Uma atividade cultural pouco celebrada, mas muito prestigiada por aí, é a dos vídeos cover no YouTube. Mas não pode ser qualquer cover, tem que ser a reprodução de alguma difícil passagem musical, dessas que não é qualquer um que toca. Como a linha de baixo de Circumstances ou o rolo de bateria de Tom Sawyer, do Rush. Os vídeos cover não costumam ser assunto nas rodas intelectuais, mas basta ver a quantidade de visualizações para constatar sua popularidade.
Ainda lamentando a morte de Neil Peart, baterista e letrista do Rush e gênio das baquetas, me consolei ao ser informado que que em março haverá um festival totalmente dedicado à banda em Criciúma, com três bandas cover. Porque, meus amigos, não é fácil fazer uma banda cover do Rush. São necessários três excelentes músicos, sendo que um deles tem de cantar e tocar baixo e teclado em uma mesma música.
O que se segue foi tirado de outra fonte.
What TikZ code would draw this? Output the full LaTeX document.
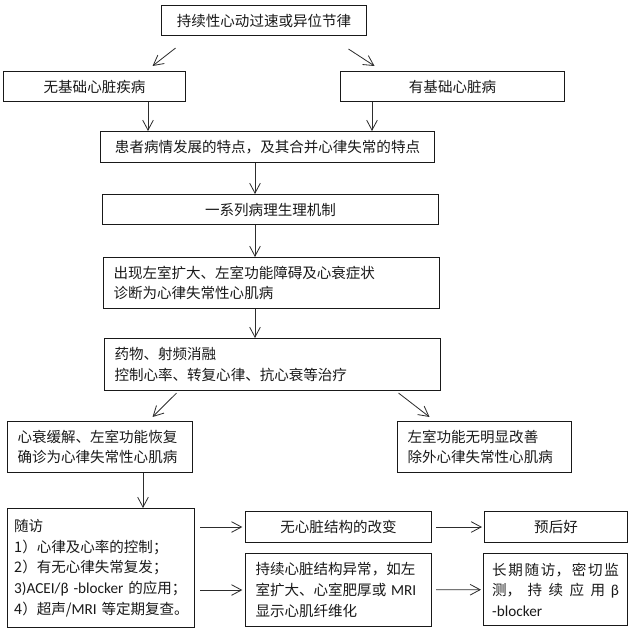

O Rush foi uma descoberta tardia para mim. Passei a adolescência ouvindo rock e metal, mas o trio canadense não costumava tocar no meu walkman. Anos depois, já tendo migrado para o jazz e a bossa nova, fui apresentado ao disco Hemispheres por um amigo. E decidimos – por que não? – fazer uma banda cover para recuperar o tempo perdido. Uma ótima ideia, caso tivesse dado certo.
Vontade não nos faltava; técnica, talvez. Foi bonito o primeiro e último ensaio em um estúdio de Porto Alegre. Reunimos uma formação exótica: um guitarrista e vocalista, outro guitarrista, um baterista, um tecladista e uma baixista. Cinco músicos para fazer o trabalho que as outras bandas cover – a exemplo do próprio Rush – dão conta com três. Nem todos naquele estúdio eram fãs da banda. A baixista e o tecladista estavam lá mais pela amizade, e o vocalista/guitarrista, que encontramos por meio de um site, nunca mais vimos depois.
Após várias tentativas, não terminamos sequer a primeira música proposta, que era Tom Sawyer. Nenhum dos dois guitarristas conseguia tocar o solo, e assim jamais chegava a hora do baterista exibir aquela parte difícil que o Neil Peart inventou. A certa altura, alguém sugeriu que pulássemos direto para o rolo de bateria, só para ver como ficaria. Nosso batera se saiu muito bem, e foi como se naquela hora todos tivéssemos alcançado um pouco a redenção.